Andrew Mevis

No. 16 – Green Bay Blizzard
- Position: Placekicker
- Roster status: Active

Personal information
- Born: October 12, 1998 (age 27) Warsaw, Indiana, U.S.
- Listed height: 5 ft 11 in (1.80 m)
- Listed weight: 205 lb (93 kg)

Career information
- High school: Warsaw (IN)
- College: Fordham (2017–2020); Iowa State (2021);
- NFL draft: 2022 (undrafted)

Career history
- Jacksonville Jaguars (2022)*; St. Louis Battlehawks (2024)*; Green Bay Blizzard (2024–present);
- * Offseason or practice squad member only

Awards and highlights
- 2× First-team All-IFL (2025, 2026); Third-team All-American (2021);

= Andrew Mevis =

American football player (born 1998)

Andrew Mevis (born October 12, 1998) is an American professional football placekicker for the Green Bay Blizzard of the Indoor Football League (IFL). He played college football for the Fordham Rams and Iowa State Cyclones.

==Professional career==

Pre-draft measurables
| Height | Weight | Arm length | Hand span |
| 5 ft 10+1⁄2 in (1.79 m) | 207 lb (94 kg) | 30+3⁄8 in (0.77 m) | 8+1⁄2 in (0.22 m) |
All values from Pro Day

=== Jacksonville Jaguars ===
After going unselected in the 2022 NFL draft, Mevis was signed by the Jacksonville Jaguars as an undrafted free agent.
Mevis was cut by the Jaguars on July 29, 2022, as Jacksonville tried out 4 kickers following Mevis going 1–4 on field goals during a practice session the day before on July 28. Jacksonville signed kicker Elliott Fry as Mevis's replacement.

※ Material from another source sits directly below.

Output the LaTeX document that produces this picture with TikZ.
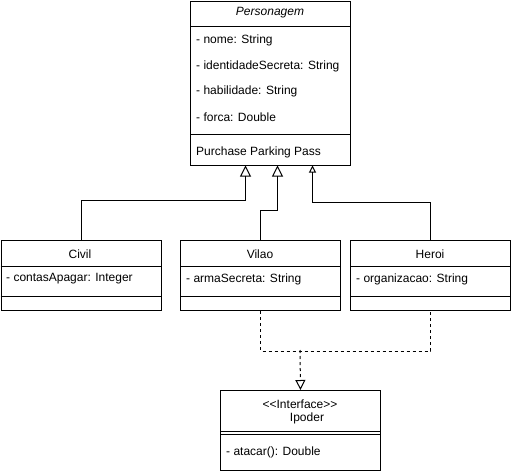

=== St. Louis Battlehawks ===
On January 26, 2024, Mevis signed with the St. Louis Battlehawks of the United Football League (UFL). He was released on March 10.

=== Green Bay Blizzard ===
On April 18, 2024, Mevis signed with the Green Bay Blizzard of the Indoor Football League (IFL).

==Personal life==
Mevis is the older brother of Los Angeles Rams kicker Harrison Mevis.